◆ **Dataset entries**
= = = = = = =

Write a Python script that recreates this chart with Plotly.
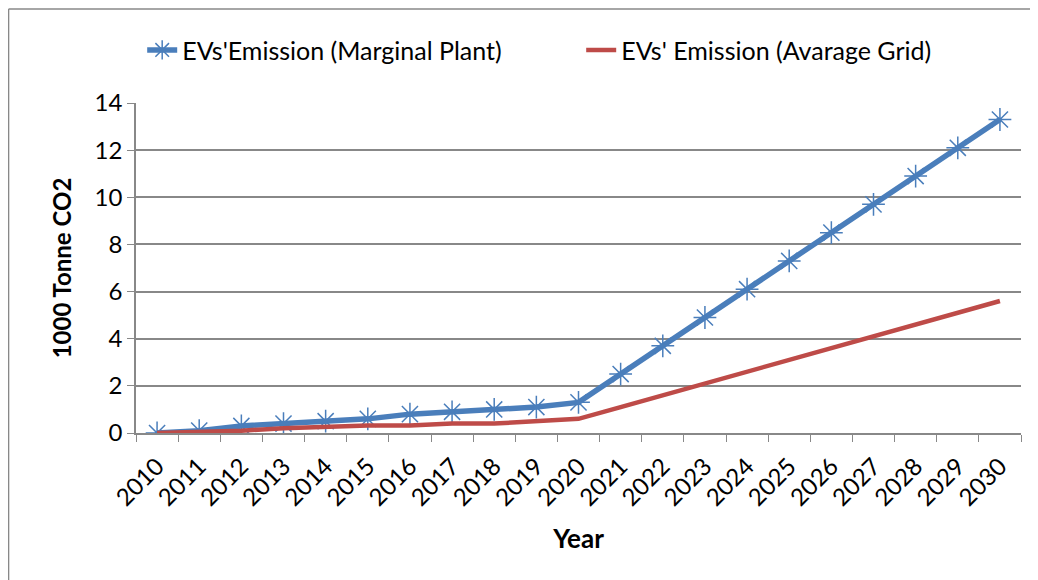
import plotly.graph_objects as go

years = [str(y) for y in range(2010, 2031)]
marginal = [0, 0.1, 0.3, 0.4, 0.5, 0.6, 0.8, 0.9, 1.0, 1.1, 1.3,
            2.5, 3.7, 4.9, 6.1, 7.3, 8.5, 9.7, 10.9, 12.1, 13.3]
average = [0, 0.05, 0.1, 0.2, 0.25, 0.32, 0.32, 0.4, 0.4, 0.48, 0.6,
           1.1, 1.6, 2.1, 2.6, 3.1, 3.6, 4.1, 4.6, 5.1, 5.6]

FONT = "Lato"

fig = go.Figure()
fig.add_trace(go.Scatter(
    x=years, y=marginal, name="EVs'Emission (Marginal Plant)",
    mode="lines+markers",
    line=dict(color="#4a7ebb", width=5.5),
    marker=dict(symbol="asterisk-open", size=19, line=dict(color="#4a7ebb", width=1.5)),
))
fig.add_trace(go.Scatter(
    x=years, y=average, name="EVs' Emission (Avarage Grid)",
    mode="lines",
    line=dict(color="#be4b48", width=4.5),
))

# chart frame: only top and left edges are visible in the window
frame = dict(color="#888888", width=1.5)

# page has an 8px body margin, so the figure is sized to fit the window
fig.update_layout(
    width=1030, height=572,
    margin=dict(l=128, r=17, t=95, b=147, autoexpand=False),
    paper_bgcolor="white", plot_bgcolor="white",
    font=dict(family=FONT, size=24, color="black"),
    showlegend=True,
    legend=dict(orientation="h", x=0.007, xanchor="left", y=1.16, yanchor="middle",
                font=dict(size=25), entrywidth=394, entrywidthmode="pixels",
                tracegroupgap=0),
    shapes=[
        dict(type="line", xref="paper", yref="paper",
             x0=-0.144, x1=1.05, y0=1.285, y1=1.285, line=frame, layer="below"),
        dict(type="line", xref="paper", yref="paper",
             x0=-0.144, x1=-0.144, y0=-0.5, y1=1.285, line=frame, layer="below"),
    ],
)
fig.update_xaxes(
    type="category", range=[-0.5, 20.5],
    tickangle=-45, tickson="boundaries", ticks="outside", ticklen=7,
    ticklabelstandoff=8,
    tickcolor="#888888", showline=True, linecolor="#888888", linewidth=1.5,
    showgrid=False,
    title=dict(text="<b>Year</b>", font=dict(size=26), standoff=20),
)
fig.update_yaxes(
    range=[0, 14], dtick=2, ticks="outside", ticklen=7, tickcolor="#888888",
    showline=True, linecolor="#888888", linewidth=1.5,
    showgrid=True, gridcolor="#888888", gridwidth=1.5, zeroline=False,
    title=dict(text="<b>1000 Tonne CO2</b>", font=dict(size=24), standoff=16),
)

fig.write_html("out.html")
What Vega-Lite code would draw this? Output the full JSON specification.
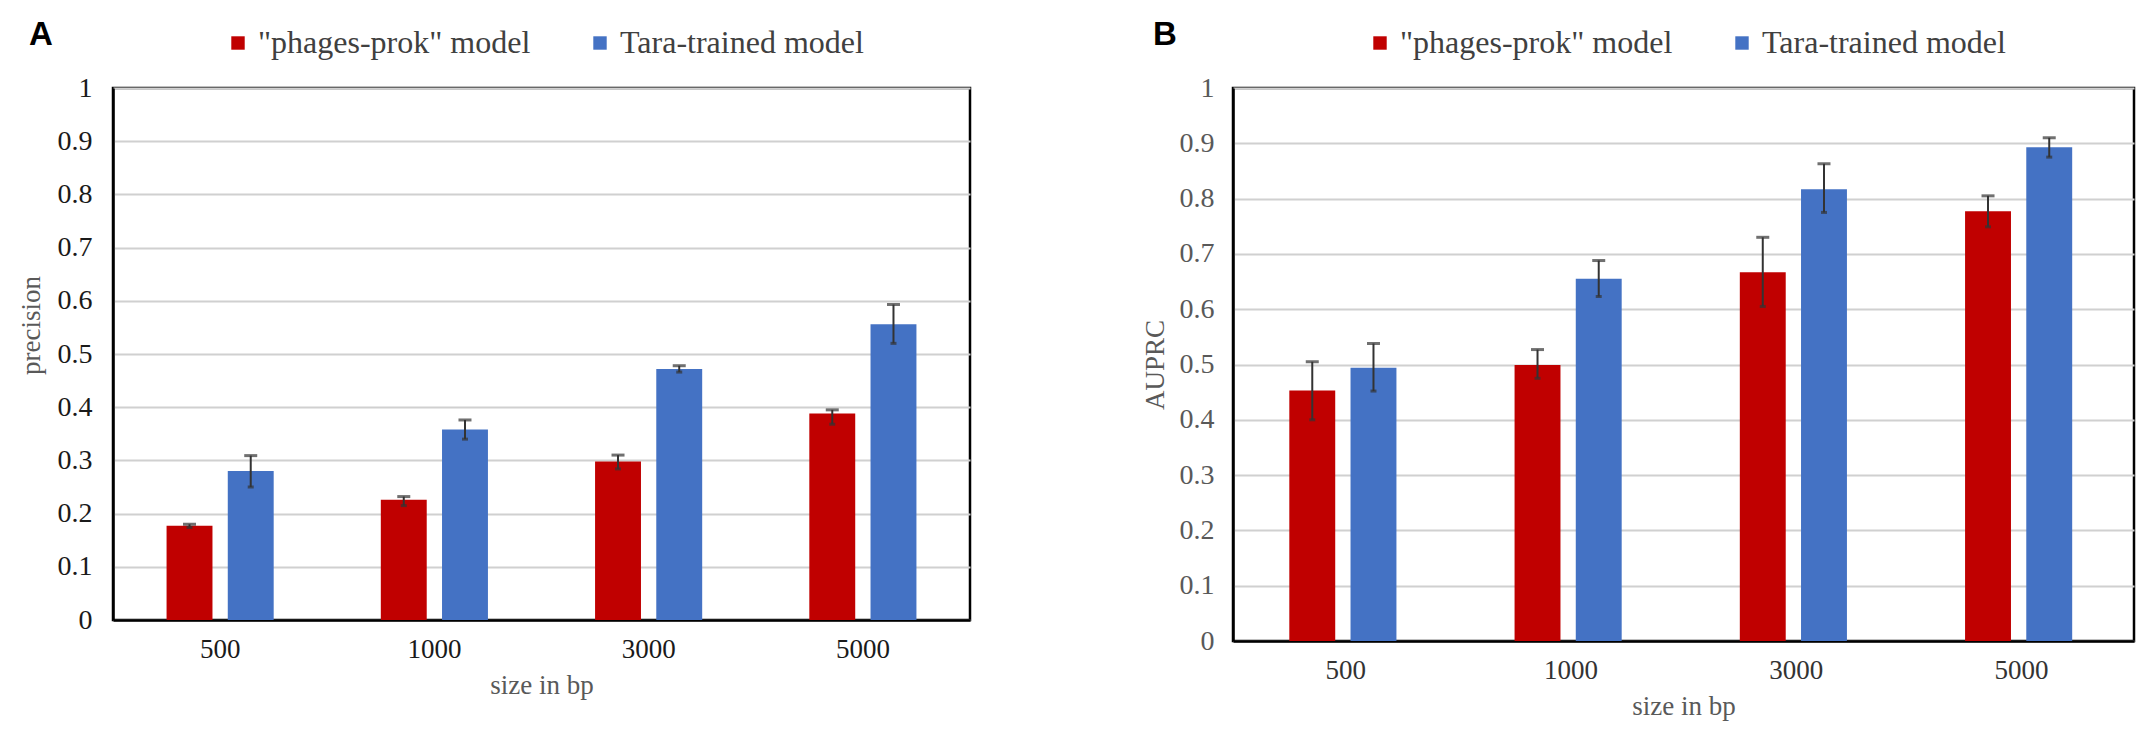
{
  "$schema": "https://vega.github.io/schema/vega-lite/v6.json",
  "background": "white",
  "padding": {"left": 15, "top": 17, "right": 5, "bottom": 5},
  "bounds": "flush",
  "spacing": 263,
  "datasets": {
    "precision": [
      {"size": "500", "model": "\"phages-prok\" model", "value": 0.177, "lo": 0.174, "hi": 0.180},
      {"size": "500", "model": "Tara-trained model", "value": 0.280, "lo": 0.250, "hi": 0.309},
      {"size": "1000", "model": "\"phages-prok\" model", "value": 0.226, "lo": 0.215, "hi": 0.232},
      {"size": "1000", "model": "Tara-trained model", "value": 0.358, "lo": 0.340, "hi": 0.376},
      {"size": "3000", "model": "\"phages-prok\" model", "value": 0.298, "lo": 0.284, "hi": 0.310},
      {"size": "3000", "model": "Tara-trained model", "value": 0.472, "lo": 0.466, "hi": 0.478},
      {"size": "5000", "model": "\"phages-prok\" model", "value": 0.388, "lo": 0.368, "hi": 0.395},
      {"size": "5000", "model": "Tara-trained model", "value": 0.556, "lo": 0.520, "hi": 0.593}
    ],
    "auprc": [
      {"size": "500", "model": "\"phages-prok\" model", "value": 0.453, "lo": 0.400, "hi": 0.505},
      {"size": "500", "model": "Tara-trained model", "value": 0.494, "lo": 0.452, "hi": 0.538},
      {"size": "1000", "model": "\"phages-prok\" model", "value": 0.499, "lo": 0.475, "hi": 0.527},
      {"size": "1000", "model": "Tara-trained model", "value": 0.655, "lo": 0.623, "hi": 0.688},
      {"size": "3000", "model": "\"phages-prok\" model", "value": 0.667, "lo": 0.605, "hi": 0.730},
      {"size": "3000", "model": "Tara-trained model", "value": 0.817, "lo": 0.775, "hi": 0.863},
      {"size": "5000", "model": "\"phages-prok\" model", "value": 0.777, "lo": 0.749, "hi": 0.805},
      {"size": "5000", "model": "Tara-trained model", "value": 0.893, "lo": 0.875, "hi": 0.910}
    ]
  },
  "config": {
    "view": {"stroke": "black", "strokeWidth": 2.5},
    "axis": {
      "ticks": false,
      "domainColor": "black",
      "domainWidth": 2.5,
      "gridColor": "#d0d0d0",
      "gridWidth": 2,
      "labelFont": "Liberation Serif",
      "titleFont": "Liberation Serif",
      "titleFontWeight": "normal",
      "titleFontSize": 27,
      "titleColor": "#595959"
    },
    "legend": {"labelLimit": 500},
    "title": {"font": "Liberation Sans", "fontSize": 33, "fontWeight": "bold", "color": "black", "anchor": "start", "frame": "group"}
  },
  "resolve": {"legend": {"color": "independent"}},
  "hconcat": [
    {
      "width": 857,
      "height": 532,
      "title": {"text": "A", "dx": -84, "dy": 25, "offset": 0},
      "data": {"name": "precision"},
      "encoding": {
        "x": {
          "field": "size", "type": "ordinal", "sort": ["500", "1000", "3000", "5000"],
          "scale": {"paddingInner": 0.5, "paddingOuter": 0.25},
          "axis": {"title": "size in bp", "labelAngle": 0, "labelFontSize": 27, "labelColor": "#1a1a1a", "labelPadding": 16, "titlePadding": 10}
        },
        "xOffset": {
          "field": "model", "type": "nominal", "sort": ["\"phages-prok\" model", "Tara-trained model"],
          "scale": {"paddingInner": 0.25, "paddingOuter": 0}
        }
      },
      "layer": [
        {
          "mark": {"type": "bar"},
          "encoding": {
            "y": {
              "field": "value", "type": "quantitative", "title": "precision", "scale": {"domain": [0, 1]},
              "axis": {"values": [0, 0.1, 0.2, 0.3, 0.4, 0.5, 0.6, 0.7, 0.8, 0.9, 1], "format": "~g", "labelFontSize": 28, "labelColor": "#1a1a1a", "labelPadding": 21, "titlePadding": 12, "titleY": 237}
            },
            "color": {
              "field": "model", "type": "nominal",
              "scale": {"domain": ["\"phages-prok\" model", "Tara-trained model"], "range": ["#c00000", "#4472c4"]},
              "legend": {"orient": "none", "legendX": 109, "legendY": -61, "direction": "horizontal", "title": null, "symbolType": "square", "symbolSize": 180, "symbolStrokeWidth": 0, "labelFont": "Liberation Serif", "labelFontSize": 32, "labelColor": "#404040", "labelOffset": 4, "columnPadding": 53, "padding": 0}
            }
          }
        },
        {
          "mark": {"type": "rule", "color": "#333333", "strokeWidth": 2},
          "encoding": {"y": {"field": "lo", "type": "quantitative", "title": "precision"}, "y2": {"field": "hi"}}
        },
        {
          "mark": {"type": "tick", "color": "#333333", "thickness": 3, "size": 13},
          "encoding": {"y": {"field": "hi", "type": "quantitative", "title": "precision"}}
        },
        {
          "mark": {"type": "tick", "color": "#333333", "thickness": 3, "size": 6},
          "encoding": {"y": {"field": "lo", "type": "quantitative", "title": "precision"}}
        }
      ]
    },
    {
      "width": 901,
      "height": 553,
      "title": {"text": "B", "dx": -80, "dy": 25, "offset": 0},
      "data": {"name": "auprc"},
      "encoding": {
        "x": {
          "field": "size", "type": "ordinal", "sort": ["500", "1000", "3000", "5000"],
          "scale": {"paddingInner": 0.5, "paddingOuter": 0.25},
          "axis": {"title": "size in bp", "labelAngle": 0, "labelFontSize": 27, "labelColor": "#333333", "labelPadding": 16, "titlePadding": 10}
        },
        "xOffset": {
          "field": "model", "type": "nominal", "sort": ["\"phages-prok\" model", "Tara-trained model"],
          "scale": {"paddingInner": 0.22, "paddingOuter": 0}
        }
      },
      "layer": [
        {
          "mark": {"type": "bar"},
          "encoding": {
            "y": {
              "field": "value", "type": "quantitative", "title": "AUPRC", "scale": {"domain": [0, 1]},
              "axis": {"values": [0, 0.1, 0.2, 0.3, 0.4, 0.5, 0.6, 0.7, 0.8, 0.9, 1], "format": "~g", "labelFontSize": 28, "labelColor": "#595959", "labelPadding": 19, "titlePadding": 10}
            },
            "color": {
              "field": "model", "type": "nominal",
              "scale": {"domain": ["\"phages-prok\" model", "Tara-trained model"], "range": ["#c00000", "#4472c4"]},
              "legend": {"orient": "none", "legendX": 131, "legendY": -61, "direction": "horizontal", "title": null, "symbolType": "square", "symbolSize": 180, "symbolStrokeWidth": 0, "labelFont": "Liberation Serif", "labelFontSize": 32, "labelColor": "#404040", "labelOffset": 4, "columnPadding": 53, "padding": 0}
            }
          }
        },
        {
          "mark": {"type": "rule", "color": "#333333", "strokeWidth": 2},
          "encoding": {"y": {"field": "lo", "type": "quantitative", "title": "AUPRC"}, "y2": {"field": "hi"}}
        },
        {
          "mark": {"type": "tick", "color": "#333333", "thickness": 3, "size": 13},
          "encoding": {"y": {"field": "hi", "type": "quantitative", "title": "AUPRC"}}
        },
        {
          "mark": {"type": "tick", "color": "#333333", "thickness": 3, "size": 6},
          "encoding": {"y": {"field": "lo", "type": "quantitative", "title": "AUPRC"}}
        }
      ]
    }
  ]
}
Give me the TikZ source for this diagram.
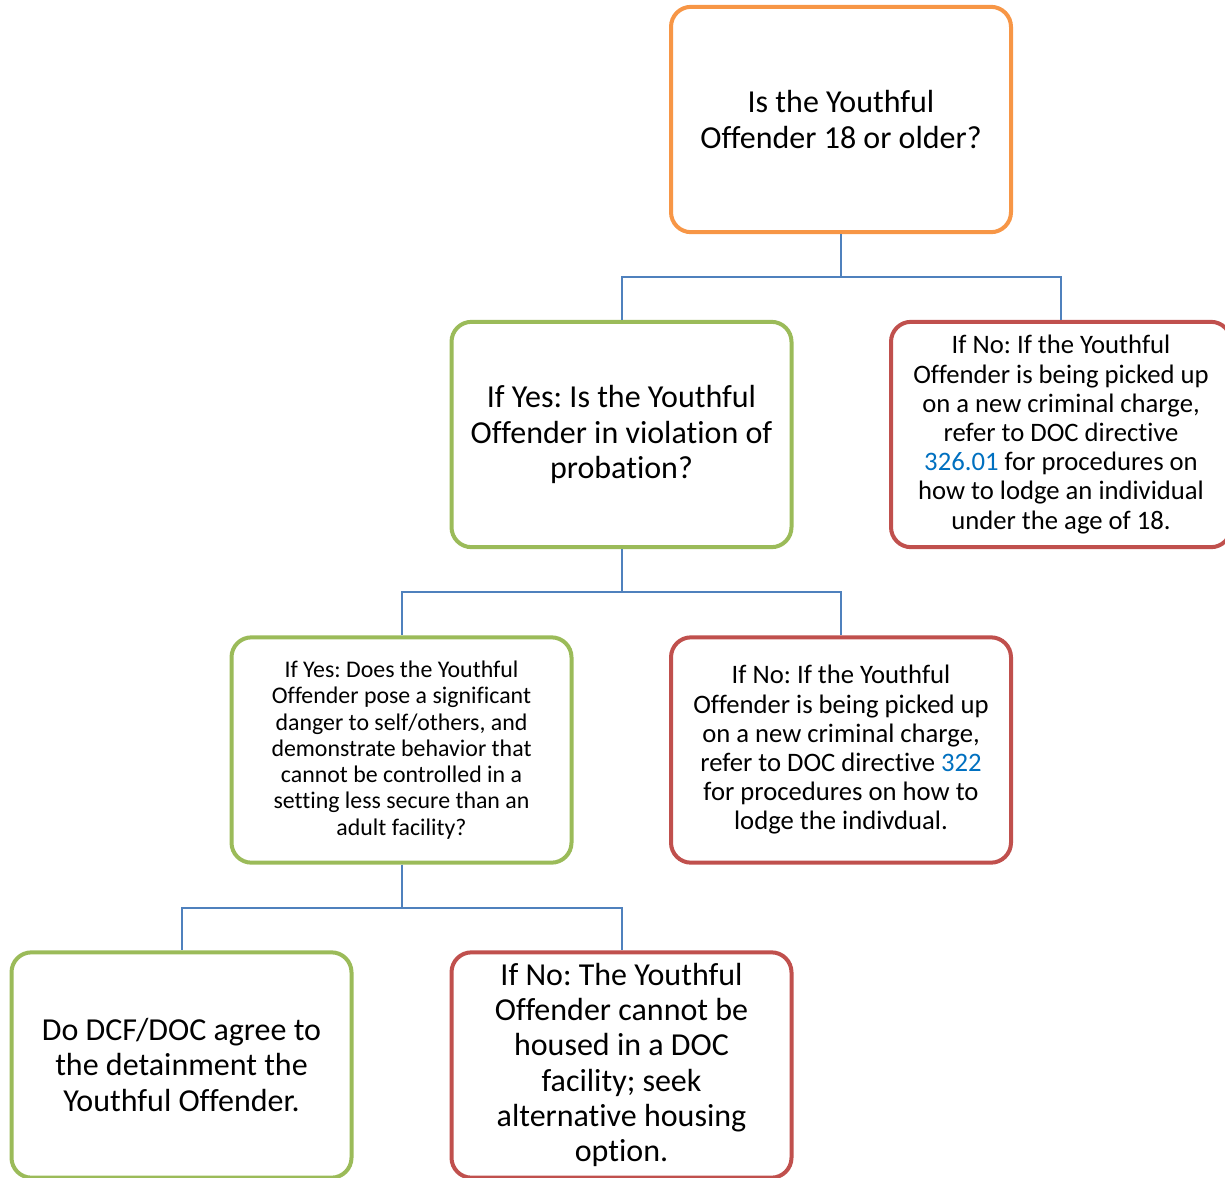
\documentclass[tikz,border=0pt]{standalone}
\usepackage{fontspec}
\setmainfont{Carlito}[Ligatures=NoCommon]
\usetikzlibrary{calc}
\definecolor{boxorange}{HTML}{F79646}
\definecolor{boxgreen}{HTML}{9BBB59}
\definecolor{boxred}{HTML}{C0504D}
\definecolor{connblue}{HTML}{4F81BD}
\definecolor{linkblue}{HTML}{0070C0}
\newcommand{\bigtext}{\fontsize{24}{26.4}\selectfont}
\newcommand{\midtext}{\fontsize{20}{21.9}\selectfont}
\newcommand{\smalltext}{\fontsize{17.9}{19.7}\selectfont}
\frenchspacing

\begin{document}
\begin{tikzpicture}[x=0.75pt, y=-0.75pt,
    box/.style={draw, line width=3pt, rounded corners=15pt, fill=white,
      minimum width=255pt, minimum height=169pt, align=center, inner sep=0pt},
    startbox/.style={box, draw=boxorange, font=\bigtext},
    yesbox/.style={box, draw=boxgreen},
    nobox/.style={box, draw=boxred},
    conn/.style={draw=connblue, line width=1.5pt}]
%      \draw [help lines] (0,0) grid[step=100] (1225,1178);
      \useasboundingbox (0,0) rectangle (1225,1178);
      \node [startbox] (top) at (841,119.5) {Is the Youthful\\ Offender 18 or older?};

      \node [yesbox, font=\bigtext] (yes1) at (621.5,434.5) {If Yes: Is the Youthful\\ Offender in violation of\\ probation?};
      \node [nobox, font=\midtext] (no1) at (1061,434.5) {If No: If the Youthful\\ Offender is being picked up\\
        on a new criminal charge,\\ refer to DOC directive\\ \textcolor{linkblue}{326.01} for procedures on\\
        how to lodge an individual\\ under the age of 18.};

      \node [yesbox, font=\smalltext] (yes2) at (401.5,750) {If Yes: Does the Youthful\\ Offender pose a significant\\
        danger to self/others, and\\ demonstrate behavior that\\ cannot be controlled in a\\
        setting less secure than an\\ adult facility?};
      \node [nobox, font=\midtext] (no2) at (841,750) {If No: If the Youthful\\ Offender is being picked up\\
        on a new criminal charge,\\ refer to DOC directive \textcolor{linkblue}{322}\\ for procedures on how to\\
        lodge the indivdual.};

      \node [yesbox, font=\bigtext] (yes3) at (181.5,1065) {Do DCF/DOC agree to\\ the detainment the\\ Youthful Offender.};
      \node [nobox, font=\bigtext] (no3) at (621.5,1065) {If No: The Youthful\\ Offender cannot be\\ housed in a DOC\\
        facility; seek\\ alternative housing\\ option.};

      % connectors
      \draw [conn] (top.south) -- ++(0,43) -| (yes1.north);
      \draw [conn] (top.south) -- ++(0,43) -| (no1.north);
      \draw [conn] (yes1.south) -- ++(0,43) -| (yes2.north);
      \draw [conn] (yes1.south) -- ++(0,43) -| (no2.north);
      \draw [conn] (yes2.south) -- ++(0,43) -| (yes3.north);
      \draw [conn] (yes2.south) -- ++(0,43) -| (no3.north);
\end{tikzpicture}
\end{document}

= = = = = = =

◆ **Task goal**
Find every line in the records that contains the word "chart"; copy those lines.

◆ **Answer for the task**
Write a Python script that recreates this chart with Plotly.
# chart frame: only top and left edges are visible in the window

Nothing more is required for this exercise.